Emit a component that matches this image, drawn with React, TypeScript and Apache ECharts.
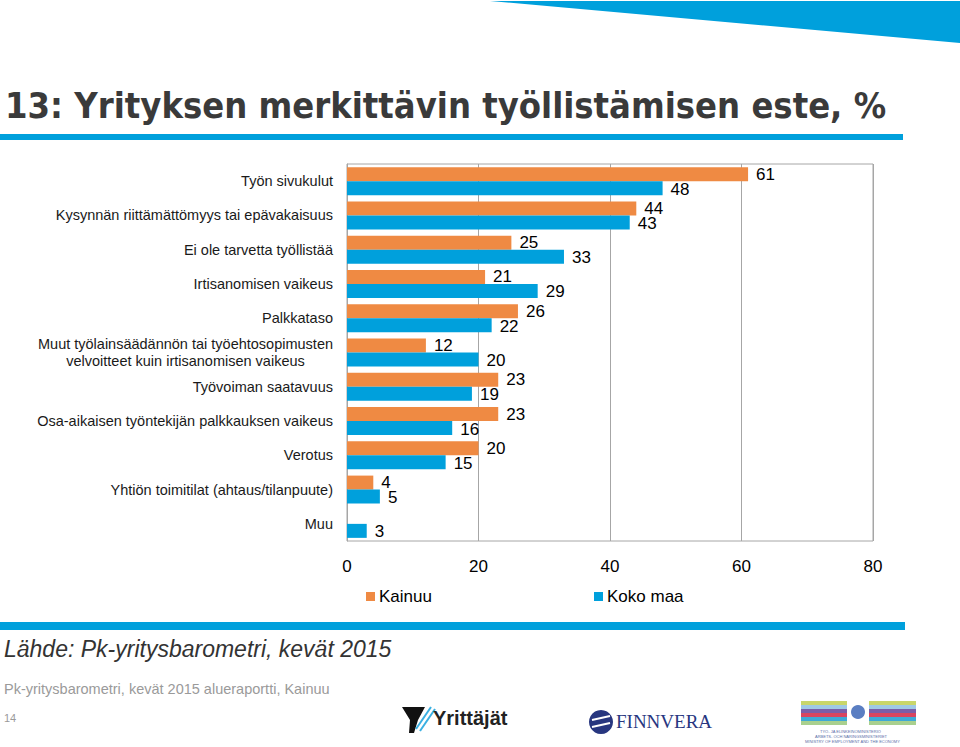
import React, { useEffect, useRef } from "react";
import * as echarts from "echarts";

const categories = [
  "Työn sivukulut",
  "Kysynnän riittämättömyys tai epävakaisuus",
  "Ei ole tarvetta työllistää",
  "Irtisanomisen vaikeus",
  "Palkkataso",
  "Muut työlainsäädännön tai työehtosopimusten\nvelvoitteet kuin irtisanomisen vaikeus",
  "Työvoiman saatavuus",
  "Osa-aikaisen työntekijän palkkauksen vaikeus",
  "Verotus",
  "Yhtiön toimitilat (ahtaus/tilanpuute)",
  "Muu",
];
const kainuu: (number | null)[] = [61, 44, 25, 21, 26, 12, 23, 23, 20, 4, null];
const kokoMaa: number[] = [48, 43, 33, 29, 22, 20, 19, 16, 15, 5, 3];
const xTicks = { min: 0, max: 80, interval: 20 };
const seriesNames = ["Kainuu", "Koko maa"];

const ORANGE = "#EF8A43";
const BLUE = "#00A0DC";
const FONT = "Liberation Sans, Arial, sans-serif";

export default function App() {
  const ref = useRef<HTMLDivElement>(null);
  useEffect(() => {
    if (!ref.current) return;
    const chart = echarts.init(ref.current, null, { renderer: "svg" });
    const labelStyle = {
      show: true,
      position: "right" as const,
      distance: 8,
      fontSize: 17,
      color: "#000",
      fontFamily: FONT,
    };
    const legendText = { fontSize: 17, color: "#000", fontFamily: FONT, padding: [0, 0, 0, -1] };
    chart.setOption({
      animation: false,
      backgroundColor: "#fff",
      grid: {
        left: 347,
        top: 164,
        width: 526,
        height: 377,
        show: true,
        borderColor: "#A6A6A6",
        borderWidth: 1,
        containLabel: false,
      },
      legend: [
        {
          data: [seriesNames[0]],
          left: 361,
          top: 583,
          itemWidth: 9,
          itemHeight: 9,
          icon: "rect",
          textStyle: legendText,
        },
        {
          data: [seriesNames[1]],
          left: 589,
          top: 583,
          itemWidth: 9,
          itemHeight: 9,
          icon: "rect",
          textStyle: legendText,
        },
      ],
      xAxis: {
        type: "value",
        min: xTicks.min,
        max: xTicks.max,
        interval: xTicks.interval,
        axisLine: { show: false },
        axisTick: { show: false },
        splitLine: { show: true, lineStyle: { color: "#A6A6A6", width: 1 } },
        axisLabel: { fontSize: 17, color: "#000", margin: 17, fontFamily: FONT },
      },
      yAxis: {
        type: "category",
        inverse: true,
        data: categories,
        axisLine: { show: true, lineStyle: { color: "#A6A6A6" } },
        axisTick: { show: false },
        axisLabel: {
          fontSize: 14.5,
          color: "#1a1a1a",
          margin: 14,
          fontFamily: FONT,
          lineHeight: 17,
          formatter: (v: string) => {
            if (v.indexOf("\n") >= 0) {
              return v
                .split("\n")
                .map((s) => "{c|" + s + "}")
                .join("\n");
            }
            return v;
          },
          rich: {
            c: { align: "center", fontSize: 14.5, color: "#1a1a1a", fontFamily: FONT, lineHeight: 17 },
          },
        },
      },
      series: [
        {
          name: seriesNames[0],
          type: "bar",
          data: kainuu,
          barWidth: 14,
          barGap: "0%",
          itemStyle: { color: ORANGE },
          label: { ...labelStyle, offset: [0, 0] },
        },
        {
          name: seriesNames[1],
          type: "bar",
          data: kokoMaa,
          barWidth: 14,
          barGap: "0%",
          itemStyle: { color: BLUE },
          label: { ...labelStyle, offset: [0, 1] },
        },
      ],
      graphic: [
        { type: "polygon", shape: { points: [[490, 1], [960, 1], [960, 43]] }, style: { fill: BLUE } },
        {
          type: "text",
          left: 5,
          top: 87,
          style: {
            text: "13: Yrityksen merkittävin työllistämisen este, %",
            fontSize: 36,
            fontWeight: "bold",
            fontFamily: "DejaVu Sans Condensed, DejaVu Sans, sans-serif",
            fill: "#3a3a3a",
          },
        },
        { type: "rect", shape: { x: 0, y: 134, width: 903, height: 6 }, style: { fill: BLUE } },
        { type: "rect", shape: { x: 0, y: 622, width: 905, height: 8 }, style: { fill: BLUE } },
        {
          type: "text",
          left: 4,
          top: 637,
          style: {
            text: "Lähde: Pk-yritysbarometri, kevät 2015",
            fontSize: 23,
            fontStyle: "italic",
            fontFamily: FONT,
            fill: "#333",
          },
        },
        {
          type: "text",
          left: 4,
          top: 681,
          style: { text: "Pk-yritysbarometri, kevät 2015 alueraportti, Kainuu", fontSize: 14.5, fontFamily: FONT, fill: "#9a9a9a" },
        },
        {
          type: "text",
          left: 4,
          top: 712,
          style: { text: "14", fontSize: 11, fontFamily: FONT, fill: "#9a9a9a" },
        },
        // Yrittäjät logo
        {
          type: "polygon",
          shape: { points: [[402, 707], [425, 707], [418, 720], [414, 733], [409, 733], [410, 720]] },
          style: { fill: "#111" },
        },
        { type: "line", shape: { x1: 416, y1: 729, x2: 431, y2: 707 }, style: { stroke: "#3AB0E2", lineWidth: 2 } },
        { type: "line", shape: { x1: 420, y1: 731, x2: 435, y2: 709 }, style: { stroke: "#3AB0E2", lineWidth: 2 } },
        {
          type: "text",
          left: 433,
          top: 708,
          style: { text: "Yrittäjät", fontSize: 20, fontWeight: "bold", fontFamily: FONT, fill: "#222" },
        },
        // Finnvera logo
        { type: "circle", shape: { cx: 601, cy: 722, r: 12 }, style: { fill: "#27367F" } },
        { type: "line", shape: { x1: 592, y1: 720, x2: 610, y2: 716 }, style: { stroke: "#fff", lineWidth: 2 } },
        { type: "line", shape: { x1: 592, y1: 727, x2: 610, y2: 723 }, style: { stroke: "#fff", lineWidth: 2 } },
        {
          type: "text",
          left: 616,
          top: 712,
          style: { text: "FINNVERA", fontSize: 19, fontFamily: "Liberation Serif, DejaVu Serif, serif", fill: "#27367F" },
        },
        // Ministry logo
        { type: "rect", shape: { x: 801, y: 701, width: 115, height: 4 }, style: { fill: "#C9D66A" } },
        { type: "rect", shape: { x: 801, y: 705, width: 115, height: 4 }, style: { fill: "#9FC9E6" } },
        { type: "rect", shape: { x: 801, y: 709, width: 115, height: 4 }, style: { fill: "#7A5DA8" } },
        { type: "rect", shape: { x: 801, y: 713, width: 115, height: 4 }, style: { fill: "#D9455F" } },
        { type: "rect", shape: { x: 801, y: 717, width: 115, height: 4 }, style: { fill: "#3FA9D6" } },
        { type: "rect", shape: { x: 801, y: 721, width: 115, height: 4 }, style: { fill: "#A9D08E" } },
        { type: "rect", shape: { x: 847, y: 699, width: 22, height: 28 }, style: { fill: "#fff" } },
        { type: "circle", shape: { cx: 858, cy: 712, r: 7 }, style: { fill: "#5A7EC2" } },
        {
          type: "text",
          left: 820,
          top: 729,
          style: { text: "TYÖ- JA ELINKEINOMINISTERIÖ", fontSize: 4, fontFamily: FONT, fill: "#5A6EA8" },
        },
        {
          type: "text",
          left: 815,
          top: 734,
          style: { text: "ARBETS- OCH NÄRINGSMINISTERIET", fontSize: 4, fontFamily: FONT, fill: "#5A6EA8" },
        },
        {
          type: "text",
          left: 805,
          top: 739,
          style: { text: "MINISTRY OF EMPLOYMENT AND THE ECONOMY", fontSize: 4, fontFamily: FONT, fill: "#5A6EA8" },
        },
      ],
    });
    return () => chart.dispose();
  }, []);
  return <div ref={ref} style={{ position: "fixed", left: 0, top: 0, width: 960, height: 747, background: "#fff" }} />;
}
________________
Quote in full the listing given above; the images are to be left out.

Emit a component that matches this image, drawn with React, TypeScript and Apache ECharts.
import React, { useEffect, useRef } from "react";
import * as echarts from "echarts";

const categories = [
  "Työn sivukulut",
  "Kysynnän riittämättömyys tai epävakaisuus",
  "Ei ole tarvetta työllistää",
  "Irtisanomisen vaikeus",
  "Palkkataso",
  "Muut työlainsäädännön tai työehtosopimusten\nvelvoitteet kuin irtisanomisen vaikeus",
  "Työvoiman saatavuus",
  "Osa-aikaisen työntekijän palkkauksen vaikeus",
  "Verotus",
  "Yhtiön toimitilat (ahtaus/tilanpuute)",
  "Muu",
];
const kainuu: (number | null)[] = [61, 44, 25, 21, 26, 12, 23, 23, 20, 4, null];
const kokoMaa: number[] = [48, 43, 33, 29, 22, 20, 19, 16, 15, 5, 3];
const xTicks = { min: 0, max: 80, interval: 20 };
const seriesNames = ["Kainuu", "Koko maa"];

const ORANGE = "#EF8A43";
const BLUE = "#00A0DC";
const FONT = "Liberation Sans, Arial, sans-serif";

export default function App() {
  const ref = useRef<HTMLDivElement>(null);
  useEffect(() => {
    if (!ref.current) return;
    const chart = echarts.init(ref.current, null, { renderer: "svg" });
    const labelStyle = {
      show: true,
      position: "right" as const,
      distance: 8,
      fontSize: 17,
      color: "#000",
      fontFamily: FONT,
    };
    const legendText = { fontSize: 17, color: "#000", fontFamily: FONT, padding: [0, 0, 0, -1] };
    chart.setOption({
      animation: false,
      backgroundColor: "#fff",
      grid: {
        left: 347,
        top: 164,
        width: 526,
        height: 377,
        show: true,
        borderColor: "#A6A6A6",
        borderWidth: 1,
        containLabel: false,
      },
      legend: [
        {
          data: [seriesNames[0]],
          left: 361,
          top: 583,
          itemWidth: 9,
          itemHeight: 9,
          icon: "rect",
          textStyle: legendText,
        },
        {
          data: [seriesNames[1]],
          left: 589,
          top: 583,
          itemWidth: 9,
          itemHeight: 9,
          icon: "rect",
          textStyle: legendText,
        },
      ],
      xAxis: {
        type: "value",
        min: xTicks.min,
        max: xTicks.max,
        interval: xTicks.interval,
        axisLine: { show: false },
        axisTick: { show: false },
        splitLine: { show: true, lineStyle: { color: "#A6A6A6", width: 1 } },
        axisLabel: { fontSize: 17, color: "#000", margin: 17, fontFamily: FONT },
      },
      yAxis: {
        type: "category",
        inverse: true,
        data: categories,
        axisLine: { show: true, lineStyle: { color: "#A6A6A6" } },
        axisTick: { show: false },
        axisLabel: {
          fontSize: 14.5,
          color: "#1a1a1a",
          margin: 14,
          fontFamily: FONT,
          lineHeight: 17,
          formatter: (v: string) => {
            if (v.indexOf("\n") >= 0) {
              return v
                .split("\n")
                .map((s) => "{c|" + s + "}")
                .join("\n");
            }
            return v;
          },
          rich: {
            c: { align: "center", fontSize: 14.5, color: "#1a1a1a", fontFamily: FONT, lineHeight: 17 },
          },
        },
      },
      series: [
        {
          name: seriesNames[0],
          type: "bar",
          data: kainuu,
          barWidth: 14,
          barGap: "0%",
          itemStyle: { color: ORANGE },
          label: { ...labelStyle, offset: [0, 0] },
        },
        {
          name: seriesNames[1],
          type: "bar",
          data: kokoMaa,
          barWidth: 14,
          barGap: "0%",
          itemStyle: { color: BLUE },
          label: { ...labelStyle, offset: [0, 1] },
        },
      ],
      graphic: [
        { type: "polygon", shape: { points: [[490, 1], [960, 1], [960, 43]] }, style: { fill: BLUE } },
        {
          type: "text",
          left: 5,
          top: 87,
          style: {
            text: "13: Yrityksen merkittävin työllistämisen este, %",
            fontSize: 36,
            fontWeight: "bold",
            fontFamily: "DejaVu Sans Condensed, DejaVu Sans, sans-serif",
            fill: "#3a3a3a",
          },
        },
        { type: "rect", shape: { x: 0, y: 134, width: 903, height: 6 }, style: { fill: BLUE } },
        { type: "rect", shape: { x: 0, y: 622, width: 905, height: 8 }, style: { fill: BLUE } },
        {
          type: "text",
          left: 4,
          top: 637,
          style: {
            text: "Lähde: Pk-yritysbarometri, kevät 2015",
            fontSize: 23,
            fontStyle: "italic",
            fontFamily: FONT,
            fill: "#333",
          },
        },
        {
          type: "text",
          left: 4,
          top: 681,
          style: { text: "Pk-yritysbarometri, kevät 2015 alueraportti, Kainuu", fontSize: 14.5, fontFamily: FONT, fill: "#9a9a9a" },
        },
        {
          type: "text",
          left: 4,
          top: 712,
          style: { text: "14", fontSize: 11, fontFamily: FONT, fill: "#9a9a9a" },
        },
        // Yrittäjät logo
        {
          type: "polygon",
          shape: { points: [[402, 707], [425, 707], [418, 720], [414, 733], [409, 733], [410, 720]] },
          style: { fill: "#111" },
        },
        { type: "line", shape: { x1: 416, y1: 729, x2: 431, y2: 707 }, style: { stroke: "#3AB0E2", lineWidth: 2 } },
        { type: "line", shape: { x1: 420, y1: 731, x2: 435, y2: 709 }, style: { stroke: "#3AB0E2", lineWidth: 2 } },
        {
          type: "text",
          left: 433,
          top: 708,
          style: { text: "Yrittäjät", fontSize: 20, fontWeight: "bold", fontFamily: FONT, fill: "#222" },
        },
        // Finnvera logo
        { type: "circle", shape: { cx: 601, cy: 722, r: 12 }, style: { fill: "#27367F" } },
        { type: "line", shape: { x1: 592, y1: 720, x2: 610, y2: 716 }, style: { stroke: "#fff", lineWidth: 2 } },
        { type: "line", shape: { x1: 592, y1: 727, x2: 610, y2: 723 }, style: { stroke: "#fff", lineWidth: 2 } },
        {
          type: "text",
          left: 616,
          top: 712,
          style: { text: "FINNVERA", fontSize: 19, fontFamily: "Liberation Serif, DejaVu Serif, serif", fill: "#27367F" },
        },
        // Ministry logo
        { type: "rect", shape: { x: 801, y: 701, width: 115, height: 4 }, style: { fill: "#C9D66A" } },
        { type: "rect", shape: { x: 801, y: 705, width: 115, height: 4 }, style: { fill: "#9FC9E6" } },
        { type: "rect", shape: { x: 801, y: 709, width: 115, height: 4 }, style: { fill: "#7A5DA8" } },
        { type: "rect", shape: { x: 801, y: 713, width: 115, height: 4 }, style: { fill: "#D9455F" } },
        { type: "rect", shape: { x: 801, y: 717, width: 115, height: 4 }, style: { fill: "#3FA9D6" } },
        { type: "rect", shape: { x: 801, y: 721, width: 115, height: 4 }, style: { fill: "#A9D08E" } },
        { type: "rect", shape: { x: 847, y: 699, width: 22, height: 28 }, style: { fill: "#fff" } },
        { type: "circle", shape: { cx: 858, cy: 712, r: 7 }, style: { fill: "#5A7EC2" } },
        {
          type: "text",
          left: 820,
          top: 729,
          style: { text: "TYÖ- JA ELINKEINOMINISTERIÖ", fontSize: 4, fontFamily: FONT, fill: "#5A6EA8" },
        },
        {
          type: "text",
          left: 815,
          top: 734,
          style: { text: "ARBETS- OCH NÄRINGSMINISTERIET", fontSize: 4, fontFamily: FONT, fill: "#5A6EA8" },
        },
        {
          type: "text",
          left: 805,
          top: 739,
          style: { text: "MINISTRY OF EMPLOYMENT AND THE ECONOMY", fontSize: 4, fontFamily: FONT, fill: "#5A6EA8" },
        },
      ],
    });
    return () => chart.dispose();
  }, []);
  return <div ref={ref} style={{ position: "fixed", left: 0, top: 0, width: 960, height: 747, background: "#fff" }} />;
}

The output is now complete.